La riflessione di Craven continua e si amplia con la sua produzione successiva. E questa volta, il regista passa a esplorare il mito, dando ogni volta, una sua personalissima versione delle icone e dei sottogeneri che hanno reso grande il cinema dell' orrore. Mentre in film come Dovevi essere morta del 1986, Il Serpente e l'arcobaleno (1988) e La Casa Nera (1992) i riferimenti metacinematografici sono fin troppo chiari (evidente, per quanto riguarda il primo, la citazione diretta di Frankenstein; per quanto riguarda Il Serpente e l' arcobaleno, invece Craven guarda ai classici della RKO e, in particolare al classico del 1943 Ho camminato con uno zombie di Jacques Tourneur ; La casa nera, invece, è una rilettura in chiave black della tradizione gotica della casa infestata), è più difficile scorgerli in un film come Nightmare - dal profondo della notte che nel 1984 segna definitivamente la carriera del regista americano. Eppure, a ben guardare, è difficile non riconoscere in Freddy Krueger una rivisitazione e un' iperbole del Nosferatu (sia quello di Max Schreck e di F.W. Murnau, che quello di Klaus Kinski e di Werner Herzog) . Cosa, questa perfettamente visibile nella forma del corpo, incurvato, con la spina dorsale curva e piegata fino a quasi spezzarsi, nel guanto con le lame che sostituisce e modernizza le unghie lunghe del vampiro, nel viso scavato, mortuario, in una ghignante faccia da mostro, ustionata dalle fiamme, esacerbata dalla vita ultraterrena (ancora Roy Menarini). E, insieme al ricordo del mito del vampiro, vive nel personaggio di Fred (prima che diventi il più amichevole Freddy nei numerosi sequel), anche un' altra figura fondamentale per il cinema e l' intera cultura horror: quella dell' uomo nero. Fred, infatti, grazie al genio di Craven, diventa l' archetipo moderno del babau che turba il sonno dei bambini, in un film che ha indubbiamente segnato un epoca del genere.
Nei rimanenti film horror, la tendenza metacinematografica di Craven si rivela pienamente: Nightmare nuovo incubo e la trilogia di Scream sono delle vere e proprie manifesti in tal senso di una rinnovata ricerca dell'ammiccamento e del gioco meta-linguistico.

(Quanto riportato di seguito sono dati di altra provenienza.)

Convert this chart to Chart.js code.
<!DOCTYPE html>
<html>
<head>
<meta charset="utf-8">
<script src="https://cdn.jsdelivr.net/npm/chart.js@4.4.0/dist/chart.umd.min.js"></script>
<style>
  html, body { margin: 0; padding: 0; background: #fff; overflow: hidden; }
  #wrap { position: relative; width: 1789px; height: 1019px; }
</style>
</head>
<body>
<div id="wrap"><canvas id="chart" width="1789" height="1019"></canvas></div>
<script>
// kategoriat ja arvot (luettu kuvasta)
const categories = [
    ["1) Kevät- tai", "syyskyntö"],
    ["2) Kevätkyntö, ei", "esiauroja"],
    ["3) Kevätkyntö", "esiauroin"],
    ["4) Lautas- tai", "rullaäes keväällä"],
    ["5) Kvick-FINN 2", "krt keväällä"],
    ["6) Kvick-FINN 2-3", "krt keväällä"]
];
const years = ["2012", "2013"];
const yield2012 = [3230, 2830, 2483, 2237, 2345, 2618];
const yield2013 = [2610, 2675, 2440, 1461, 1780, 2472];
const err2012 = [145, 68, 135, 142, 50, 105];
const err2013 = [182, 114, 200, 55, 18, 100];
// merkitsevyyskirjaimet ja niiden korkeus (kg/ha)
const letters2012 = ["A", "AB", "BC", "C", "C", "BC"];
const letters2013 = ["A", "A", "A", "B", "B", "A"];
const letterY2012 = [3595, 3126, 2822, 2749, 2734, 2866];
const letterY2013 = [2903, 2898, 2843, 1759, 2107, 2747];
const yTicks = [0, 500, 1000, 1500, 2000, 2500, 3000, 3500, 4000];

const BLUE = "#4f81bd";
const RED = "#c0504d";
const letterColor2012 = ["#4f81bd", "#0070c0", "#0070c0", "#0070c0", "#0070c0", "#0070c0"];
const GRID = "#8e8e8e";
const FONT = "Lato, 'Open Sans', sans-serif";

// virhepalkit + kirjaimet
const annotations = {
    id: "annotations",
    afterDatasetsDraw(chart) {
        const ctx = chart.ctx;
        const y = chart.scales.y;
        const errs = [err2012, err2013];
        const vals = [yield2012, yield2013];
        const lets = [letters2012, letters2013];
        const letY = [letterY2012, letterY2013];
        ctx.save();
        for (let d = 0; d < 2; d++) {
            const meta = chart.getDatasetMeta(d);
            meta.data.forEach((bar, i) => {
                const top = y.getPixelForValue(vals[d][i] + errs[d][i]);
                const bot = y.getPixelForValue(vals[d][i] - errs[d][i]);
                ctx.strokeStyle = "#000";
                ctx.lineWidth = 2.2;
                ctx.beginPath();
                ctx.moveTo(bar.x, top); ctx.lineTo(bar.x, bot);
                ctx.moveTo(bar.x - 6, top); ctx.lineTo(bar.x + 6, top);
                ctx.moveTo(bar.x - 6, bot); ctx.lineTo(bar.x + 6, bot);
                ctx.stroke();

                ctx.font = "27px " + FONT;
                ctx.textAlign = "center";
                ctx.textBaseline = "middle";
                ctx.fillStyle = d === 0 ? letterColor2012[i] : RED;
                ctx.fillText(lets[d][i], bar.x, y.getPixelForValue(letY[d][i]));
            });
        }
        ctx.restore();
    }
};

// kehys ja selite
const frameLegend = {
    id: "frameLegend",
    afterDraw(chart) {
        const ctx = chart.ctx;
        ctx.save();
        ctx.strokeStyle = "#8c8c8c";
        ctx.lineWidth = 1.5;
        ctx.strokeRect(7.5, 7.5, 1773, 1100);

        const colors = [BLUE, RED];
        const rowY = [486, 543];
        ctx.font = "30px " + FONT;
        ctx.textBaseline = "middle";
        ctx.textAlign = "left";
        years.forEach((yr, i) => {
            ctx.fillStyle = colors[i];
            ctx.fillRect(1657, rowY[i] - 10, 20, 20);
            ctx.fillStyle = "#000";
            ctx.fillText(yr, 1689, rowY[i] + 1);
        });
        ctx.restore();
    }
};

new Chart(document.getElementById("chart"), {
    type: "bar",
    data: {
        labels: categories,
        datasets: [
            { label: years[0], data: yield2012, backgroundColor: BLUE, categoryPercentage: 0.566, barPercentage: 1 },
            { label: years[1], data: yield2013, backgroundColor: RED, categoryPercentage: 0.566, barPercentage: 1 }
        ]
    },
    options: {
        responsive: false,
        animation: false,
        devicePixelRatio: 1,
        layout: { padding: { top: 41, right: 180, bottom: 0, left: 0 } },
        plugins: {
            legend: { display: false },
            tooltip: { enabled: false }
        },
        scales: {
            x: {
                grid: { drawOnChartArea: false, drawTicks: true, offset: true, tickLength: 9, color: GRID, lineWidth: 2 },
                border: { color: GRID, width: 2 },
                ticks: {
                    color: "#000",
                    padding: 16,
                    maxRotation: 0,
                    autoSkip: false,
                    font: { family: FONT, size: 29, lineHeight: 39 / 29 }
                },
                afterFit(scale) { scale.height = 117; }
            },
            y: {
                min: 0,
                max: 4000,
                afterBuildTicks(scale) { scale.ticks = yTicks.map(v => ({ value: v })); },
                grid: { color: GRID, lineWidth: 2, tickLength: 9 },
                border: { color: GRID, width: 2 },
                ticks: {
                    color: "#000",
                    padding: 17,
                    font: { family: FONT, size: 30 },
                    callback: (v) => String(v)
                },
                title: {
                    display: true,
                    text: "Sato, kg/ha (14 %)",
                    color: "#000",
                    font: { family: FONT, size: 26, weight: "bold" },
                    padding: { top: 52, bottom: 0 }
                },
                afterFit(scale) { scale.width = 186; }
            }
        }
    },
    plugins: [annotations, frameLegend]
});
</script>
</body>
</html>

L' ultimo (allora) capitolo della saga di Kruger risponde alla forte esigenza del regista di riappropriarsi della sua creatura, snaturata da una serie di seguiti che avevano privato il personaggio di tutte le sue caratteristiche più profonde, fino a renderlo una macchietta inoffensiva e demenziale. Non a caso il suo ultimo Freddy irrompe nella realtà, prendendosela con gli attori, il regista e con chiunque abbia partecipato alla realizzazione dei suoi film. Wes Craven, Robert Englund e l'eroina Heather Langenkamp interpretano se stessi e sono alle prese con un Krueger molto più cattivo e spietato rispetto agli episodi precedenti della serie. In questo modo, si verifica il paradosso di una film che pretende di concludere definitivamente una serie e, contemporaneamente, si pone in aperto e consapevole conflitto con essa.
Nightmare nuovo incubo è un film riuscito però solo in parte. Il ragionamento di Craven sui concetti di serie, finzione, orrore, è troppo freddo, cerebrale e distaccato per piacere ai giovani appassionati dell' horror. Il regista, nella sua lucidità progettuale, dimentica la tensione e gli effetti di facile presa sul pubblico. Nella trilogia di Scream (specie nel primo film) imparerà la lezione: la riflessione cinematografica diventa un gioco divertente, ironico, una strizzatina d'occhio agli spettatori e l' intento di spaventare non viene mai lasciato in secondo piano rispetto al desiderio di indagare i meccanismi di un genere. Scream risulta quindi essere la sintesi perfetta fra racconto e analisi di esso, perché i vari piani di lettura non si disturbano a vicenda, ma si integrano perfettamente fra loro e allo spettatore viene offerta la possibilità di un processo di identificazione piuttosto complesso: lo stratagemma del quiz iniziale, in questo senso, è indicativo. Da un lato, si esce dal film per rispondere alla domanda, e dall' altro, si viene precipitosamente rigettati nei meccanismi del terrore, perché la risposta sbagliata significa morte.
Distacco e divertimento, seguiti poi dal brusco ritorno alla partecipazione emotiva, con una serie di "botte allo stomaco" indimenticabili, per una trilogia che ha di nuovo cambiato un genere in continua evoluzione-involuzione, visto il moderno ricorso alla pratica del remake. Sarà un casò che proprio Craven infatti è tornato a parlare di licantropi nel suo francamente deficitario Cursed e soprattutto curerà la produzione del rifacimento del suo Le colline hanno gli occhi? Crediamo proprio di no!